Um governo de direita terá de aprender com esses erros. É preciso operar mudanças legislativas sem que os objetivos da manutenção das contas do Estado, qualidade dos serviços e responsabilidade governativa caiam em cima do governo, de forma que este saia fragilizado. Um exemplo vivo nas nossas memórias foi a constante tática de António Costa em atirar as culpas para cima das Câmaras municipais enquanto se desculpava com a descentralização.

Na prática

No caso concreto do IMI, não proponho que se extinga este imposto por decreto. A direita que quer acabar com o IMI deverá, numa primeira fase e de forma pragmática, permitir legalmente que as Câmaras possam adotar uma política de “IMI 0” nos seus municípios, algo impossível nos dias de hoje devido à taxa mínima de 0,3%, passando o poder de decisão para a esfera local.

Esta ótica municipalista tem um motivo baseado na concorrência. O que não faltou foram congratulações aos executivos camarários que recentemente demonstraram ser possível obter superavits na política autárquica portuguesa. Um exemplo bastante concreto foi a Câmara do Funchal, que para além de participar no exercício do benefício fiscal do IMI familiar, conseguiu um excedente orçamental de 20 milhões de euros em 2022, sendo que as receitas de IMI rondaram os 16 milhões de euros.

A forma como se deverá gerir a dívida das Câmaras e o porquê de algumas terem superavits (in)justificados fica para outro artigo. O ponto é que as Câmaras de direita deverão dar o primeiro passo na eliminação local do IMI. Quando isto acontecer, daremos argumentos à direita sob ocupação autárquica esquerdista para atraírem o eleitorado nas suas respetivas campanhas autárquicas. Incentivar a que se racionalizem despesas desnecessárias de forma a criar espaço para participar nesta tendência é igualmente benéfico, não só para o político de direita que quer um Estado mais coeso, mas também para o contribuinte.

Se a esquerda não for atrás, ganhamos eleitoralmente. Se a esquerda for atrás, ganhamos fiscalmente. Além do mais, é impossível um partido alienígena ao sistema contruir algo novo sem uma estrutura de apoio e legitimidade bottom up. Portugal precisa de um novo sistema deselitizado e construído das bases para o topo, ou seja, o oposto do atual sistema partidocrático que é formatado a partir da vontade das turvas e tradicionais cúpulas superiores.

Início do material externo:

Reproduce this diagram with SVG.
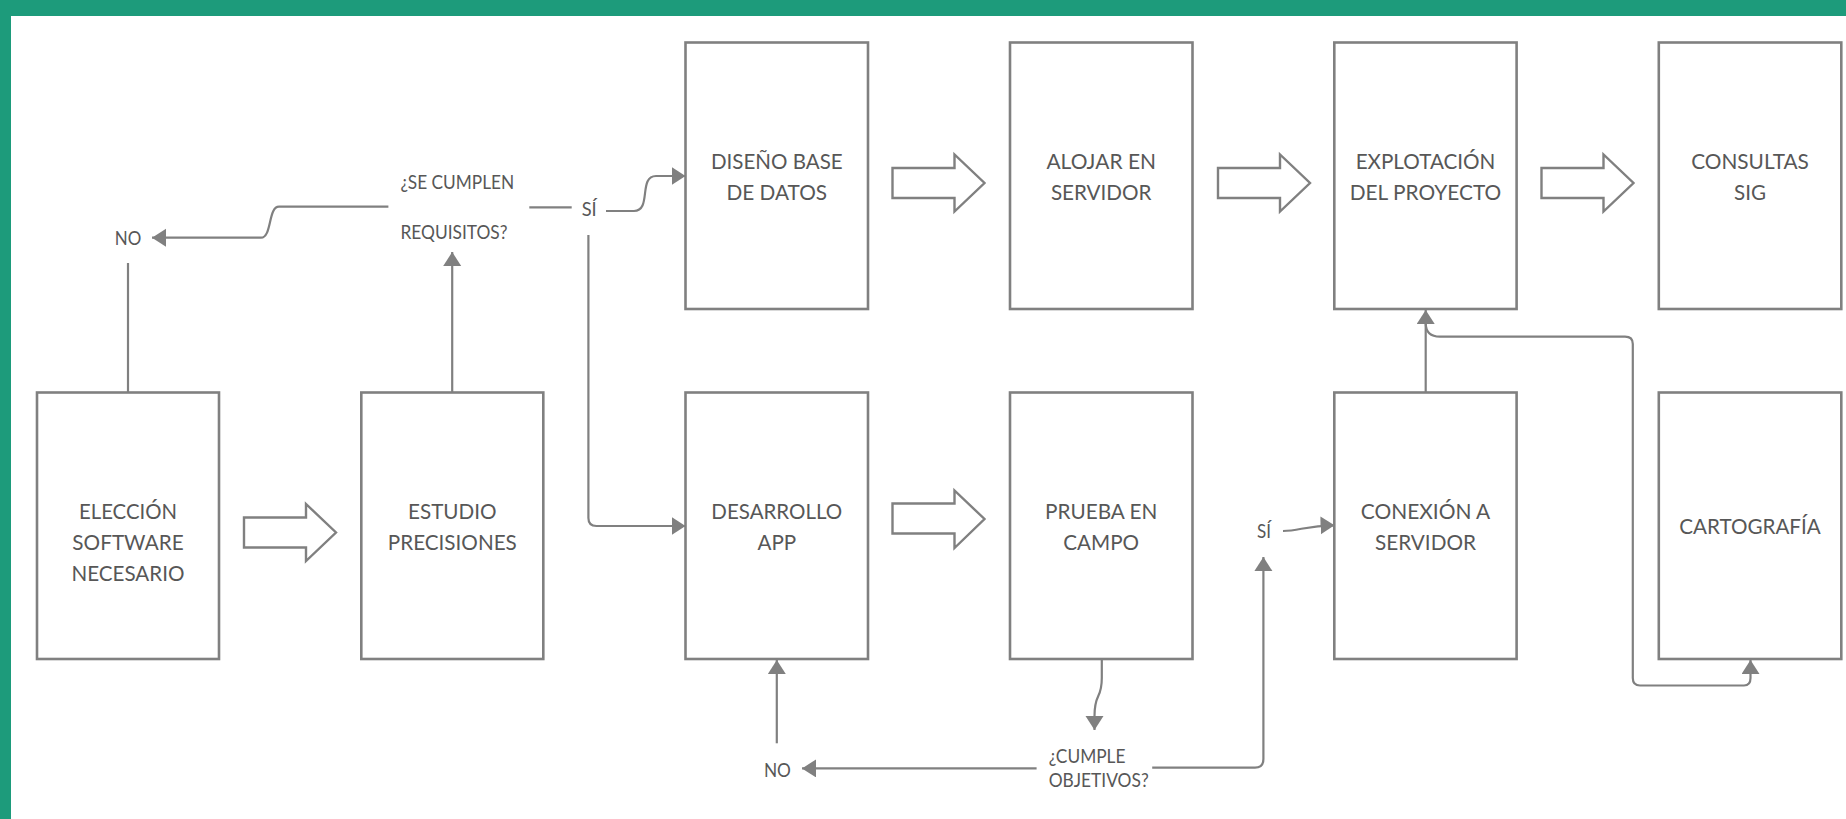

Qualquer culpa atribuída ao executivo, relativamente ao desfalque de 1.539 mil milhões de euros previstos no Orçamento de Estado de 2024, é desculpável do ponto de vista democrático no combate à centralização legalista que existe na grande maioria dos impostos.

Com uma eventual descida das receitas do IMI ao longo de um mandato legislativo, que apanharia normalmente umas eleições autárquicas pelo meio, reduzir-se-ia o peso orçamental do IMI, atenuando o custo de adaptação à perda fiscal, assim como o custo total de perdas em termos de receita numa perspetiva orçamentista, num Estado com graves dificuldades em apresentar-se saudável nas suas contas sem penalizar o contribuinte.

Acredito que esta é uma estratégia mais produtiva, democrática e racional de cumprir algo que a direita há muito deseja, mas pouco tem discutido. Essa mesma direita não vai ter muitas oportunidades de sentar em São Bento, consequentemente, todo e qualquer ato na transfiguração da atual máquina estatal deverá ser feita de forma planeada e sem dar um milímetro à esquerda. Os últimos oito anos já foram suficientemente penosos.